Sorry for the bad picture I kinda scrambled to get it, but yeah my prof went fully into the whole "in communism you don't own your toothbrush" stuff and then put up this slide.
I'm glad that my webcam and mic was off because I couldn't stop myself from rolling my eyes at that.
edit: idk why the pic is rotated and idk how to fix it
But i think that type of aquisitivnes is an inherent human trait. Hunter gatherer societies are often limited by their prodictive forces. Other times they police themselves. But as soon as you get to pastoralism you find these patriarchs hoarding thousands of cattle and other productove forces simply for the sake of amassing wealth.
I think amassing personal wealth is a distinct economic phenomenon from an MCM circuit in a market economy. In most pastoral societies I'd argue the situation is complicated by other strong social forces, and part of the distinct thing about capitalism is that it really is capital breaking free of existing human structures and institutions and reorganizing them according to it's own need for growth. All that is solid melts into air, etc.
I agree there are other social forces acting on pastoralist societies and others. But tbe same can be said of today.. modern societies have their myths and rituals that influence behaviour other than capital. These often reinforce capitals interests but not necesarily. The same can be said from institutions in a pre industrial society that in many cases tend to justify the status of the ruling class.

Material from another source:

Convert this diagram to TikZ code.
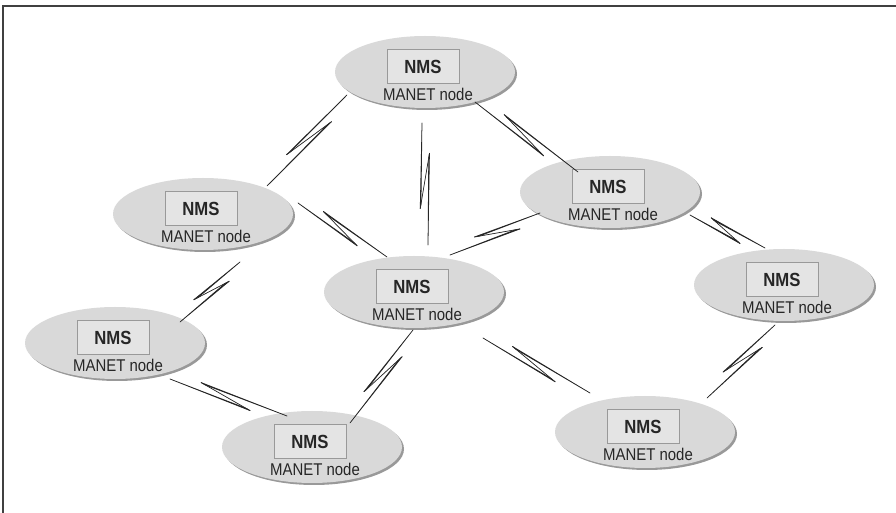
\documentclass[tikz,border=0pt]{standalone}
\usepackage{fontspec}
\setmainfont{Liberation Sans}[FakeStretch=0.88]
\usetikzlibrary{shapes.geometric,shadows,calc}

\definecolor{ellgray}{HTML}{D9D9D9}
\definecolor{boxgray}{HTML}{E4E4E4}

\tikzset{
    manet/.style={ellipse, fill=ellgray, minimum width=90pt, minimum height=36pt, inner sep=0pt,
        drop shadow={shadow xshift=1pt, shadow yshift=-1pt, fill=black!40, opacity=1}},
    nmsbox/.style={draw=black!40, fill=boxgray, line width=0.5pt, minimum width=36pt, minimum height=17pt,
        font=\fontsize{9.5}{10}\selectfont\bfseries, text=black!85},
    nodetext/.style={font=\fontsize{8.5}{10}\selectfont, text=black!85, inner sep=0pt},
    boltline/.style={draw=black!85, fill=black!50, line width=0.35pt, line join=round}
}

% lightning link between two points
\newcommand{\bolt}[2]{%
    \coordinate (ba) at (#1);
    \coordinate (bb) at (#2);
    \coordinate (p1) at ($(ba)!0.7!(bb)!3pt!-90:(bb)$);
    \coordinate (p2) at ($(ba)!0.25!(bb)!3pt!90:(bb)$);
    \filldraw[boltline] (ba) -- (p1) -- ($(p1)!2.4pt!(p2)$) -- cycle;
    \draw[boltline] (p1) -- (p2);
    \filldraw[boltline] (bb) -- (p2) -- ($(p2)!2.4pt!(p1)$) -- cycle;
}

\begin{document}
\begin{tikzpicture}[x=0.5pt, y=-0.5pt]
    \useasboundingbox (0,0) rectangle (896,513);
    \draw[line width=1pt, black!75] (3,513) -- (3,6) -- (896,6);

    \foreach \name/\x/\y in {n1/425/72, n2/610/192, n3/203/214, n4/414/292,
                             n5/784/285, n6/115/343, n7/312/447, n8/645/432} {
        \node[manet] (\name) at (\x,\y) {};
        \node[nmsbox] (\name-box) at ($(\name)+(-2,-5)$) {NMS};
        \node[nodetext] (\name-txt) at ($(\name)+(3,22)$) {MANET node};
    }

    \bolt{$(n1)+(-78,23)$}{$(n3)+(64,-28)$}
    \bolt{$(n1)+(-3,51)$}{$(n4)+(14,-47)$}
    \bolt{$(n1)+(50,30)$}{$(n2)+(-32,-20)$}
    \bolt{$(n3)+(95,-11)$}{$(n4)+(-27,-35)$}
    \bolt{$(n2)+(-70,21)$}{$(n4)+(36,-37)$}
    \bolt{$(n2)+(80,23)$}{$(n5)+(-19,-37)$}
    \bolt{$(n3)+(37,48)$}{$(n6)+(65,-21)$}
    \bolt{$(n4)+(-1,38)$}{$(n7)+(38,-24)$}
    \bolt{$(n4)+(69,46)$}{$(n8)+(-55,-39)$}
    \bolt{$(n5)+(-9,40)$}{$(n8)+(62,-34)$}
    \bolt{$(n6)+(55,36)$}{$(n7)+(-25,-31)$}
\end{tikzpicture}
\end{document}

As for capital reorganizing strucrures. Arent all human institutions organised to maximize economic output in a given context?
When does it become capital instead of a the vast personal wealth of a roman patricisn. Who owns a significant amount of it in stocks of diferent companies?
Yes there are other social forces today, but I think the point is that capital - not billionaires, monarchs, celebrities, or patriarchs - is in the driver's seat.
All human institutions? That's a strong claim unless you have a very narrow definition of "human institution". Just like we agreed above - there are other social forces at play, and many of those have corresponding institutions. Any of them large enough to involve large amounts of people across larger regions usually have to be part of a capitalist world in many ways, i.e. raise funds or participate in a market or something, but that doesn't mean they're all organized to maximize economic output. Also, I'd count everything from big decentralized activist networks down to my little book club as human institutions, and many of those have no economic input or profit whatsoever.
The vast personal wealth of a Roman patrician doesn't circulate in a production economy and is far more fixed to the person/family than capital. Capital is not wealth but wealth with a kind of agency, ripping across the social and economic landscape corralling potential productive forces into it's sway. Capital can't just exist; it has to grow by continuing to circulate and pick up more exploited labour or it goes into crisis.
In a strange dark way capital is like life, a weird algorithmic quirk in a natural space that picks up speed and size through self-replication and mutation. Part of the problem is that the sheer causal power of large pools of capital that have tendrils all across the globe is way stronger than any individual or even individual nation-states, hence the calls for international proletarian solidarity and organization.
I don't know specifically about Rome, but in the patrician's case their wealth is likely more under their control to do with as they please. At the same time it probably comprises a wide array of different kinds of assets, many of which I would assume spend more time travelling vertically through heritage or other lineages than horizontally across the market.